## [Task description]
Extract everything from the first line through the line with "import * as", both ends included, except for any pictures.

## [Dataset section]
○ ○ ○ ○ ○ ○ ○

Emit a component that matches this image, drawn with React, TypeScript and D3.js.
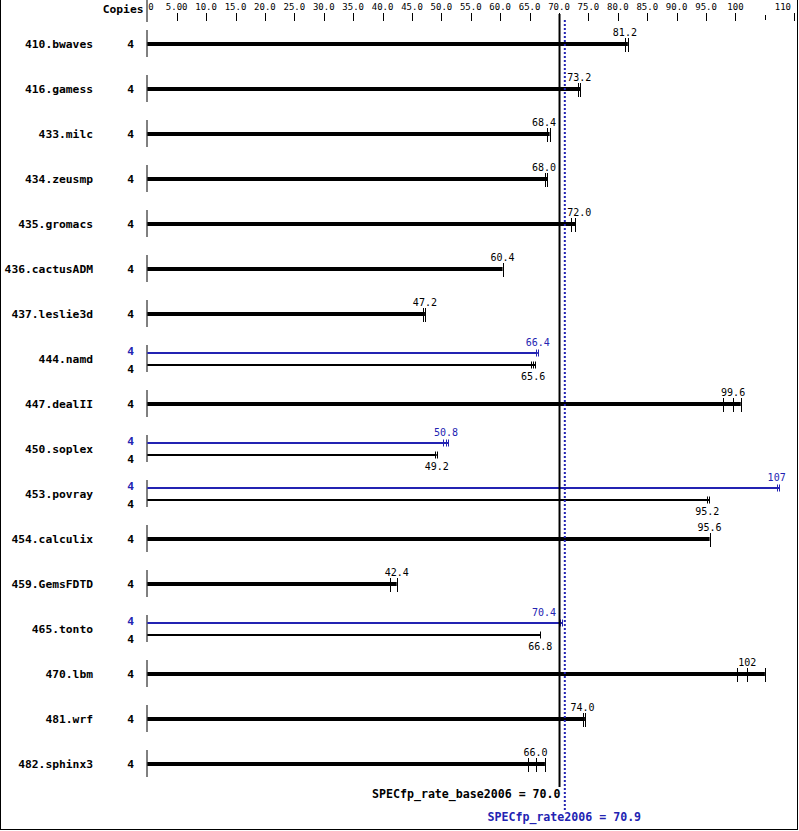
import React from "react";
import * as d3 from "d3";

const benchmarks = ["410.bwaves","416.gamess","433.milc","434.zeusmp","435.gromacs","436.cactusADM","437.leslie3d","444.namd","447.dealII","450.soplex","453.povray","454.calculix","459.GemsFDTD","465.tonto","470.lbm","481.wrf","482.sphinx3"];
const baseCopies = [4,4,4,4,4,4,4,4,4,4,4,4,4,4,4,4,4];
const peakCopies = [4,4,4,4,4,4,4,4,4,4,4,4,4,4,4,4,4];
const baseRatios = [81.2,73.2,68.4,68.0,72.0,60.4,47.2,65.6,99.6,49.2,95.2,95.6,42.4,66.8,102,74.0,66.0];
const baseRuns: number[][] = [[81.2,81.7],[73.2,73.6],[68.0,68.4],[67.7,68.0],[72.0,72.8],[60.4],[46.8,47.2],[65.3,65.6,66.0],[97.8,99.6,100.9],[48.9,49.2],[95.2,95.5],[95.6],[41.2,42.4],[66.8],[100.2,102,105.0],[74.0,74.4],[64.8,66.1,67.6]];
const peakRatios: (number|null)[] = [null,null,null,null,null,null,null,66.4,null,50.8,107,null,null,70.4,null,null,null];
const peakRuns: (number[]|null)[] = [null,null,null,null,null,null,null,[66.1,66.4],null,[50.3,50.8,51.2],[107,107.4],null,null,[70.2,70.5],null,null,null];
const tickValues = [0,5,10,15,20,25,30,35,40,45,50,55,60,65,70,75,80,85,90,95,100,110];
const minorTicks = [105];
const baseSummary = 70.0;
const peakSummary = 70.9;
const baseSummaryLabel = "SPECfp_rate_base2006 = 70.0";
const peakSummaryLabel = "SPECfp_rate2006 = 70.9";

const W = 799, H = 831;
const BLUE = "#2323b2";
const MONO = "'DejaVu Sans Mono', monospace";

export default function App() {
  const x = d3.scaleLinear().domain([0, 110]).range([147.3, 794.3]);
  const y = d3.scalePoint<string>().domain(benchmarks).range([44, 764]);
  const fmt = d3.format(".3r");
  const tickFmt = (v: number) => (v === 0 ? "0" : fmt(v));
  const baseX = x(baseSummary);
  const peakX = x(peakSummary);
  const charW = 6.02;

  const labelX = (v: number, text: string) => {
    const w = text.length * charW;
    let cx = x(v);
    const lo = Math.min(baseX, peakX) - 3, hi = Math.max(baseX, peakX) + 3;
    if (cx - w / 2 < hi && cx + w / 2 > lo) {
      if (cx < (lo + hi) / 2) cx = lo - w / 2;
      else cx = hi + w / 2;
    }
    if (cx + w / 2 > 790) cx = 790 - w / 2;
    return cx;
  };

  const x0 = x(0);
  const NAME_FS = 11.3;

  return (
    <div>
      <style>{`body{margin:0;}`}</style>
      <svg width={W} height={H} style={{ display: "block", background: "#fff" }}>
        <rect x={0} y={0} width={W} height={H} fill="#fff" />
        <line x1={0.5} y1={0} x2={0.5} y2={830} stroke="#000" />
        <line x1={797.5} y1={0} x2={797.5} y2={830} stroke="#000" />
        <line x1={0} y1={829.5} x2={798} y2={829.5} stroke="#000" />

        <text x={143.5} y={13} fontFamily={MONO} fontWeight="bold" fontSize={NAME_FS} textAnchor="end">Copies</text>
        <line x1={x0 - 0.3} y1={0} x2={x0 - 0.3} y2={22} stroke="#000" />
        {tickValues.map((v) => {
          const t = tickFmt(v);
          const anchor = v === 0 ? "start" : v === 110 ? "end" : "middle";
          const tx = v === 0 ? x(v) + 1 : v === 110 ? 791 : x(v);
          return (
            <g key={"t" + v}>
              {v !== 0 && <line x1={Math.round(x(v)) + 0.5} y1={13} x2={Math.round(x(v)) + 0.5} y2={21} stroke="#000" />}
              <text x={tx} y={10} fontFamily={MONO} fontSize={9} textAnchor={anchor}>{t}</text>
            </g>
          );
        })}
        {minorTicks.map((v) => (
          <line key={"m" + v} x1={Math.round(x(v)) + 0.5} y1={15} x2={Math.round(x(v)) + 0.5} y2={20} stroke="#000" />
        ))}

        {benchmarks.map((b, i) => {
          const cy = y(b)!;
          const pr = peakRatios[i];
          const pRuns = peakRuns[i];
          const bRuns = baseRuns[i];
          const bLabel = fmt(baseRatios[i]);
          return (
            <g key={b}>
              <line x1={x0 - 0.3} y1={cy - 14} x2={x0 - 0.3} y2={cy + 13} stroke="#000" />
              <text x={93} y={cy + 4} fontFamily={MONO} fontWeight="bold" fontSize={NAME_FS} textAnchor="end">{b}</text>
              {pr === null || !pRuns ? (
                <g>
                  <text x={134} y={cy + 4} fontFamily={MONO} fontWeight="bold" fontSize={NAME_FS} textAnchor="end">{baseCopies[i]}</text>
                  <rect x={x0} y={cy - 2} width={x(d3.max(bRuns)!) - x0} height={4} fill="#000" />
                  {bRuns.map((r, k) => (
                    <line key={k} x1={Math.round(x(r)) + 0.5} y1={cy - 6} x2={Math.round(x(r)) + 0.5} y2={cy + 8} stroke="#000" />
                  ))}
                  <text x={labelX(baseRatios[i], bLabel)} y={cy - 8} fontFamily={MONO} fontSize={10} textAnchor="middle">{bLabel}</text>
                </g>
              ) : (
                <g>
                  <text x={134} y={cy - 4.5} fontFamily={MONO} fontWeight="bold" fontSize={NAME_FS} textAnchor="end" fill={BLUE}>{peakCopies[i]}</text>
                  <rect x={x0} y={cy - 7} width={x(d3.max(pRuns)!) - x0} height={2} fill={BLUE} />
                  {pRuns.map((r, k) => (
                    <line key={"p" + k} x1={Math.round(x(r)) + 0.5} y1={cy - 9.5} x2={Math.round(x(r)) + 0.5} y2={cy - 2.5} stroke={BLUE} />
                  ))}
                  <text x={labelX(pr, fmt(pr))} y={cy - 13} fontFamily={MONO} fontSize={10} textAnchor="middle" fill={BLUE}>{fmt(pr)}</text>
                  <text x={134} y={cy + 13.5} fontFamily={MONO} fontWeight="bold" fontSize={NAME_FS} textAnchor="end">{baseCopies[i]}</text>
                  <rect x={x0} y={cy + 5} width={x(d3.max(bRuns)!) - x0} height={2} fill="#000" />
                  {bRuns.map((r, k) => (
                    <line key={"b" + k} x1={Math.round(x(r)) + 0.5} y1={cy + 2.5} x2={Math.round(x(r)) + 0.5} y2={cy + 9.5} stroke="#000" />
                  ))}
                  <text x={labelX(baseRatios[i], bLabel)} y={cy + 21} fontFamily={MONO} fontSize={10} textAnchor="middle">{bLabel}</text>
                </g>
              )}
            </g>
          );
        })}

        <line x1={baseX + 0.5} y1={14} x2={baseX + 0.5} y2={787} stroke="#000" strokeWidth={2} />
        <line x1={peakX + 0.5} y1={20} x2={peakX + 0.5} y2={810} stroke={BLUE} strokeWidth={2} strokeDasharray="2,2" />
        <text x={baseX + 1.5} y={798} fontFamily={MONO} fontWeight="bold" fontSize={11.6} textAnchor="end">{baseSummaryLabel}</text>
        <text x={peakX} y={821} fontFamily={MONO} fontWeight="bold" fontSize={11.6} textAnchor="middle" fill={BLUE}>{peakSummaryLabel}</text>
      </svg>
    </div>
  );
}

○ ○ ○ ○ ○ ○ ○

## [Output of the task]
Emit a component that matches this image, drawn with React, TypeScript and D3.js.
import React from "react";
import * as d3 from "d3";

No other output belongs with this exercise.